Alessandro Barbera. Nonostante una domenica di lavoro e di telefonate, fra Roma e Bruxelles non c’è ancora l’accordo politico sui numeri della prossima legge di bilancio. È per questo che il governo oggi sarà costretto a rinviare a domani l’approvazione della nota di aggiornamento del Documento di economia e finanza. Un consiglio dei ministri oggi ci sarà, ma solo per annunciare la data del referendum costituzionale, probabilmente il 4 dicembre.
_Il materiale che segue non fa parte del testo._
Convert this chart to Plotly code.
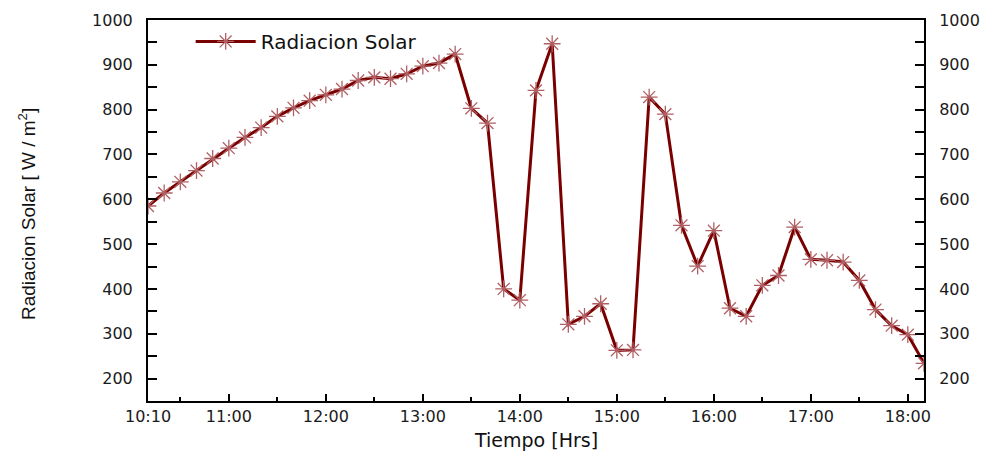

Fra governo e Commissione europea c’è ancora da mettere a punto alcuni numeri importanti: secondo quanto riferiscono fonti del Tesoro, il problema riguarda soprattutto la definizione del livello del debito pubblico nel 2017. L’ultima comunicazione all’Europa lo fissa al 132,2 per cento, Bruxelles si aspetta uno sforzo importante. Le mancate privatizzazioni di quest’anno costringono il governo a mostrarsi credibile sia rispetto allo stock di debito che sull’insieme dei tagli alla spesa. Ecco perché, più che fra Roma e Bruxelles, la questione sta creando tensioni fra il premier e il ministro del Tesoro: Renzi, ormai dentro la più delicata campagna elettorale della sua carriera, non vuole trovarsi costretto a giustificare una manovra di sacrifici come nuovi tagli alla spesa sanitaria. Di più: prima del referendum il premier vorrebbe mettere a bilancio la promessa riduzione dell’Irpef nel 2018, ma oggi lo spazio fiscale per scriverla nero su bianco secondo il Tesoro non c’è.
La questione su quanta flessibilità ottenere per il 2017 è di fatto rinviata: il governo ha accordato con la Commissione un deficit ai fini del saldo strutturale (ovvero quello che non tiene conto dell’andamento dell’economia) del 2,1 per cento, giusto un decimale sotto il livello previsto nel Def dell’anno scorso. Come già accadde l’anno scorso, le spese aggiuntive per le cosiddette «circostanze eccezionali» saranno conteggiate a parte e oggetto di un supplemento di trattativa. Come anticipato ieri, il governo chiede circa 6,5 miliardi per finanziare tre voci: immigrazione, sicurezza e terremoto. Sono quattro decimali che farebbero salire il deficit per il 2017 ad una soglia sostanzialmente pari o poco sotto il 2,5 per cento con cui il governo calcola di chiudere il deficit di quest’anno. Il referendum costituzionale sarà lo spartiacque dei rapporti fra Renzi e l’Europa: se passerà, il premier avrà probabilmente la forza politica di prendersi la flessibilità che chiede, fino al punto di accettare il prezzo di una procedura per deficit eccessivo. Fino a quel momento le circostanze lo costringono alla prudenza. «Una rottura con Bruxelles sarebbe una mina alla credibilità dell’Italia che il premier in questa fase non può permettersi», dice una fonte di governo che chiede l’anonimato. «Il premier ne è consapevole».
La strada da imboccare resta dunque stretta, almeno fino al referendum. Renzi ha ormai promesso per il 2017 il piano di anticipo pensionistico, l’allargamento della quattordicesima ai pensionati a reddito basso, il rinnovo del contratto dei pubblici, il rifinanziamento dei bonus edilizi e le risorse per il piano Calenda sull’innovazione delle imprese. Non è da escludere che parte del menù della manovra venga momentaneamente congelato in attesa di un accordo con Bruxelles sulle spese fuori dal Patto di Stabilità e del referendum. Il voto sarà con tutta probabilità il 4 dicembre perché calendario alla mano quella è la data che dovrebbe garantire l’approvazione definitiva della manovra in prima lettura alla Camera. In caso di vittoria del no, il Quirinale ha chiesto una seconda lettura rapida per evitare pesanti contraccolpi sui mercati finanziari.